The policy cancellation went into effect on Aug. 19, 2022.
To stay insured, Smith was told she would have to get her roof repaired and replace support beams in her home.
"Fixing all of this would be in the thousands because I would have to hire someone," Smith said.
So what happens when a last resort insurance option terminates your policy?
"You know that's a question that's hard to answer," Michael Peltier, a spokesman for Citizens Property Insurance said. "Citizens is the state's insurer of last resort. We try to make every accommodation that we can to insure as many people as we can. But at the end of the day, there are underwriting guidelines that insurers have to follow to cover a policy."
Reporter Malique Rankin asked specifically about Smith's policy. Citizens is not allowed to disclose policy specifics but shared they would look into her case and work with her. In a matter of hours, a positive resolution was reached.
"We worked with the agent and Ms. Smith’s policy has been renewed," Peltier said. " Any defects noted in the inspection must be repaired or policy will not be renewed when it comes up for renewal next year."
Citizens is a last resort option. And it's one many Floridians have turned to in recent months. But in order to keep your policy, you still have to comply and pass inspections.
"If repairs need to be made, if the property is not insurable anymore, due to age of roof or deficiencies, our hands are tied at that point," Peltier said.

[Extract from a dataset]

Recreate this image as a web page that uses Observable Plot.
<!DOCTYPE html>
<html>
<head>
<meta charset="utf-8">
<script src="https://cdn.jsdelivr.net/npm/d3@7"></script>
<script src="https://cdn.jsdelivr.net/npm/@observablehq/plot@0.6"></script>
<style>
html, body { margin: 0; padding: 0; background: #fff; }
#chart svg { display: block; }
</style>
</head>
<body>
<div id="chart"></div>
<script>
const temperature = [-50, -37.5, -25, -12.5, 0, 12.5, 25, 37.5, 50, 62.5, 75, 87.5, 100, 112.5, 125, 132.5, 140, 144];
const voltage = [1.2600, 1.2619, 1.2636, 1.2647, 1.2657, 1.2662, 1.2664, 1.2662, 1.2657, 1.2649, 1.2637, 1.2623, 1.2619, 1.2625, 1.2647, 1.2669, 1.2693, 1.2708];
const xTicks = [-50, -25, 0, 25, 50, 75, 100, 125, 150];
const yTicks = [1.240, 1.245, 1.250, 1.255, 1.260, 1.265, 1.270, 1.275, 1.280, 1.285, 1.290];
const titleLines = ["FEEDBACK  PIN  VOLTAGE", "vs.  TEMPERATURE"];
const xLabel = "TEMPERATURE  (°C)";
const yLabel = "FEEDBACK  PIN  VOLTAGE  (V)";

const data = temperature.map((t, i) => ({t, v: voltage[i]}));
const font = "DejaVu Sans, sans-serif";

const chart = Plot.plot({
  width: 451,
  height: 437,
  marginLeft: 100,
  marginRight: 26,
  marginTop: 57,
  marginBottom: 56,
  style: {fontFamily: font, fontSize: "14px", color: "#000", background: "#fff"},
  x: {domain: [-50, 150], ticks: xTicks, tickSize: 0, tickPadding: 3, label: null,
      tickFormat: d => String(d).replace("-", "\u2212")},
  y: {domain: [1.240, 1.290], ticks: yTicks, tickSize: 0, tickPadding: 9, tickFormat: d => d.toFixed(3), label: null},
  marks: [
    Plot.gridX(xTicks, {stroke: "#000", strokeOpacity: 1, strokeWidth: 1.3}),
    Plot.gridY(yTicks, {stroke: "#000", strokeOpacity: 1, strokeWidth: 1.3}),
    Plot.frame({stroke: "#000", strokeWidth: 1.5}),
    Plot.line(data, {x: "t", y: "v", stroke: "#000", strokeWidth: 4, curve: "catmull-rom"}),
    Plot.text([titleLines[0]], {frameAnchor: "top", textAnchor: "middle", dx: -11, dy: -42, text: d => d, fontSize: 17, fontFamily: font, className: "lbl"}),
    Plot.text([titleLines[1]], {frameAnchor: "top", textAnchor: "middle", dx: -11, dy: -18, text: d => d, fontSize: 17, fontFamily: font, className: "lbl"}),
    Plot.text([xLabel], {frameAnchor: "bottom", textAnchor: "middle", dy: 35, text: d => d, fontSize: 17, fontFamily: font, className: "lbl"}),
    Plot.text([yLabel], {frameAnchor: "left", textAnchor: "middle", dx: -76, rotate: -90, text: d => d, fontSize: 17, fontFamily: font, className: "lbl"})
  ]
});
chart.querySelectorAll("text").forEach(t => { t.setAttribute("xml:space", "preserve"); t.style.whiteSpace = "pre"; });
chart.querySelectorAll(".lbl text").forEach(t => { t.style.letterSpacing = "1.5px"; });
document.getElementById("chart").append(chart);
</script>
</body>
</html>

Smith shared that her home is paid off. She lives paycheck to paycheck, receiving disability, making it difficult for her to cover the costs of pricey expenses.
"All of the other companies said – no. 1 since the roof was older they would not take me, and no. 2 since I was now under a cancellation notice, they wouldn't touch me," Smith said. "So I couldn't get any other insurance."
Now, she'll be able to get through hurricane season with her home still insured.